What to do
Keep the pictures out of the copy and repeat the records exactly.

Information given
□ □ □ □

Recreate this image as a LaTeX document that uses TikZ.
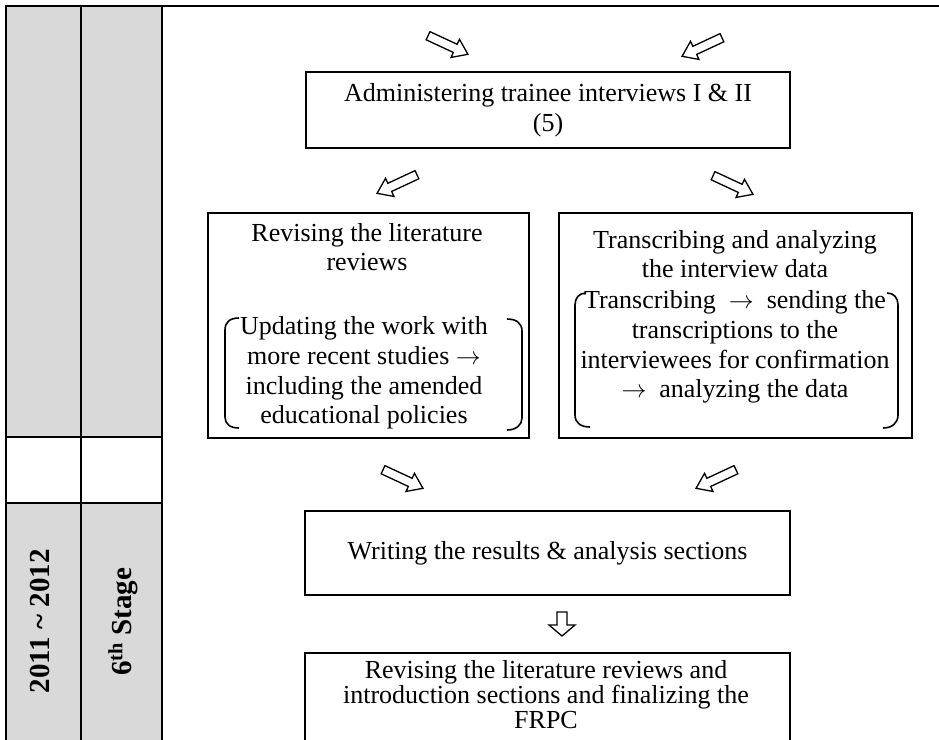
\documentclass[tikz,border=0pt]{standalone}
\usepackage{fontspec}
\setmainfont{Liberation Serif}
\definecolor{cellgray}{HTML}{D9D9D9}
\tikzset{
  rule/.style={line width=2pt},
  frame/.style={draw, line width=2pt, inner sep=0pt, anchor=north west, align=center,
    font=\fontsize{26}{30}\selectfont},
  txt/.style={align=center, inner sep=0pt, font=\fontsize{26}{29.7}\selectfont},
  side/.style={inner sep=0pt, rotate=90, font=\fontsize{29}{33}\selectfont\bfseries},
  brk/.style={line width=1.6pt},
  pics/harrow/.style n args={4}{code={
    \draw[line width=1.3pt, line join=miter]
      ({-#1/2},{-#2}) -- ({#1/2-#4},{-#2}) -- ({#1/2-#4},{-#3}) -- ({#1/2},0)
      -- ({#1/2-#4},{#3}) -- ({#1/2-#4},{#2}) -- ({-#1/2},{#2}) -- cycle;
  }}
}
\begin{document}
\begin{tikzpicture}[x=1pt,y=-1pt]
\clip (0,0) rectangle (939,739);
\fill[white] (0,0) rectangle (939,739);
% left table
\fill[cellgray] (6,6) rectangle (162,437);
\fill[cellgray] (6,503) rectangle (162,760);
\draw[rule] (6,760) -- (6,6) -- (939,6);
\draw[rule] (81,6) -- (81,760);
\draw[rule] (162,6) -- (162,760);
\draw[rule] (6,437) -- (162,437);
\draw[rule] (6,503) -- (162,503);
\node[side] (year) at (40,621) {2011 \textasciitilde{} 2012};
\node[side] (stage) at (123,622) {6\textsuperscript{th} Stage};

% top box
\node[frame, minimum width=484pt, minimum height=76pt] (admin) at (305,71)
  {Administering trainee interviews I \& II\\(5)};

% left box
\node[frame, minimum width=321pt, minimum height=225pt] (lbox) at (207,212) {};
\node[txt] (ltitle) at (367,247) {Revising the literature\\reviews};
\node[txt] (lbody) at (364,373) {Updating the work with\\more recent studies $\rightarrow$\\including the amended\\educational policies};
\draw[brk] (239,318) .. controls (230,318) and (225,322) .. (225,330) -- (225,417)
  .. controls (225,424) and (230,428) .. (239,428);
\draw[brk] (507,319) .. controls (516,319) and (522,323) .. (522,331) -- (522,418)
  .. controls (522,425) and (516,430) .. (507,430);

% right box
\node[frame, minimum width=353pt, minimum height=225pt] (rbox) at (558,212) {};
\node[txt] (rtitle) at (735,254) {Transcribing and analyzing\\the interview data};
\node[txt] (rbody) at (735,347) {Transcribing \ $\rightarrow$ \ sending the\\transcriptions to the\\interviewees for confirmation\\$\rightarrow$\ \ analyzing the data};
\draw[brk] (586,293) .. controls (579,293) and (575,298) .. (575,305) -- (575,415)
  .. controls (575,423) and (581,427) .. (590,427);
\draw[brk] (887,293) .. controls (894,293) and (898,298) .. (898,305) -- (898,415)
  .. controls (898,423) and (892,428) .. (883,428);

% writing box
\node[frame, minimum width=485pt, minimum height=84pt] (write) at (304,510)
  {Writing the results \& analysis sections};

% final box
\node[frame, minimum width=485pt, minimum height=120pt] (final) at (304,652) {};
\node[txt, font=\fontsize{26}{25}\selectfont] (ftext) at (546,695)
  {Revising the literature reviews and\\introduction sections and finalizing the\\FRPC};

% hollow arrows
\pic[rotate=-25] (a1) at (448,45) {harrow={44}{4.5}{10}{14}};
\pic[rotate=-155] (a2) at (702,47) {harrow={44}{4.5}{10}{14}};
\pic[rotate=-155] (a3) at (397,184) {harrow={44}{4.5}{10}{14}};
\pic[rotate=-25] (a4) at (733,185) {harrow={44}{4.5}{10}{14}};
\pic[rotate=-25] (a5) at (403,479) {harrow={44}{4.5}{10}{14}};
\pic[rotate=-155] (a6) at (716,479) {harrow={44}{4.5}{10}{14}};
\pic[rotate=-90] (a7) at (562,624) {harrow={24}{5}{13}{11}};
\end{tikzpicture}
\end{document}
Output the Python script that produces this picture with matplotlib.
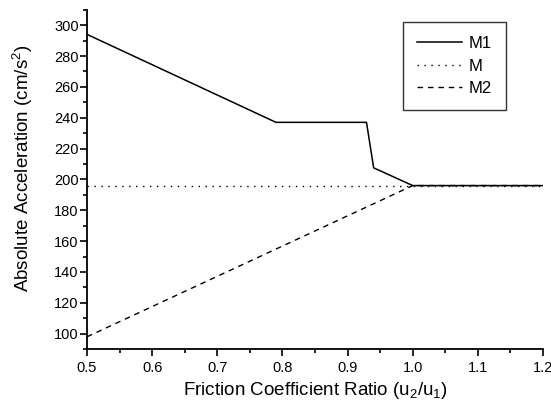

□ □ □ □

Answer to this exercise
Recreate this image as a LaTeX document that uses TikZ.
\documentclass[tikz,border=0pt]{standalone}
\usepackage{fontspec}
\setmainfont{Liberation Serif}
\definecolor{cellgray}{HTML}{D9D9D9}
\tikzset{
  rule/.style={line width=2pt},
  frame/.style={draw, line width=2pt, inner sep=0pt, anchor=north west, align=center,
    font=\fontsize{26}{30}\selectfont},
  txt/.style={align=center, inner sep=0pt, font=\fontsize{26}{29.7}\selectfont},
  side/.style={inner sep=0pt, rotate=90, font=\fontsize{29}{33}\selectfont\bfseries},
  brk/.style={line width=1.6pt},
  pics/harrow/.style n args={4}{code={
    \draw[line width=1.3pt, line join=miter]
      ({-#1/2},{-#2}) -- ({#1/2-#4},{-#2}) -- ({#1/2-#4},{-#3}) -- ({#1/2},0)
      -- ({#1/2-#4},{#3}) -- ({#1/2-#4},{#2}) -- ({-#1/2},{#2}) -- cycle;
  }}
}
\begin{document}
\begin{tikzpicture}[x=1pt,y=-1pt]
\clip (0,0) rectangle (939,739);
\fill[white] (0,0) rectangle (939,739);
% left table
\fill[cellgray] (6,6) rectangle (162,437);
\fill[cellgray] (6,503) rectangle (162,760);
\draw[rule] (6,760) -- (6,6) -- (939,6);
\draw[rule] (81,6) -- (81,760);
\draw[rule] (162,6) -- (162,760);
\draw[rule] (6,437) -- (162,437);
\draw[rule] (6,503) -- (162,503);
\node[side] (year) at (40,621) {2011 \textasciitilde{} 2012};
\node[side] (stage) at (123,622) {6\textsuperscript{th} Stage};

% top box
\node[frame, minimum width=484pt, minimum height=76pt] (admin) at (305,71)
  {Administering trainee interviews I \& II\\(5)};

% left box
\node[frame, minimum width=321pt, minimum height=225pt] (lbox) at (207,212) {};
\node[txt] (ltitle) at (367,247) {Revising the literature\\reviews};
\node[txt] (lbody) at (364,373) {Updating the work with\\more recent studies $\rightarrow$\\including the amended\\educational policies};
\draw[brk] (239,318) .. controls (230,318) and (225,322) .. (225,330) -- (225,417)
  .. controls (225,424) and (230,428) .. (239,428);
\draw[brk] (507,319) .. controls (516,319) and (522,323) .. (522,331) -- (522,418)
  .. controls (522,425) and (516,430) .. (507,430);

% right box
\node[frame, minimum width=353pt, minimum height=225pt] (rbox) at (558,212) {};
\node[txt] (rtitle) at (735,254) {Transcribing and analyzing\\the interview data};
\node[txt] (rbody) at (735,347) {Transcribing \ $\rightarrow$ \ sending the\\transcriptions to the\\interviewees for confirmation\\$\rightarrow$\ \ analyzing the data};
\draw[brk] (586,293) .. controls (579,293) and (575,298) .. (575,305) -- (575,415)
  .. controls (575,423) and (581,427) .. (590,427);
\draw[brk] (887,293) .. controls (894,293) and (898,298) .. (898,305) -- (898,415)
  .. controls (898,423) and (892,428) .. (883,428);

% writing box
\node[frame, minimum width=485pt, minimum height=84pt] (write) at (304,510)
  {Writing the results \& analysis sections};

% final box
\node[frame, minimum width=485pt, minimum height=120pt] (final) at (304,652) {};
\node[txt, font=\fontsize{26}{25}\selectfont] (ftext) at (546,695)
  {Revising the literature reviews and\\introduction sections and finalizing the\\FRPC};

% hollow arrows
\pic[rotate=-25] (a1) at (448,45) {harrow={44}{4.5}{10}{14}};
\pic[rotate=-155] (a2) at (702,47) {harrow={44}{4.5}{10}{14}};
\pic[rotate=-155] (a3) at (397,184) {harrow={44}{4.5}{10}{14}};
\pic[rotate=-25] (a4) at (733,185) {harrow={44}{4.5}{10}{14}};
\pic[rotate=-25] (a5) at (403,479) {harrow={44}{4.5}{10}{14}};
\pic[rotate=-155] (a6) at (716,479) {harrow={44}{4.5}{10}{14}};
\pic[rotate=-90] (a7) at (562,624) {harrow={24}{5}{13}{11}};
\end{tikzpicture}
\end{document}
Output the Python script that produces this picture with matplotlib.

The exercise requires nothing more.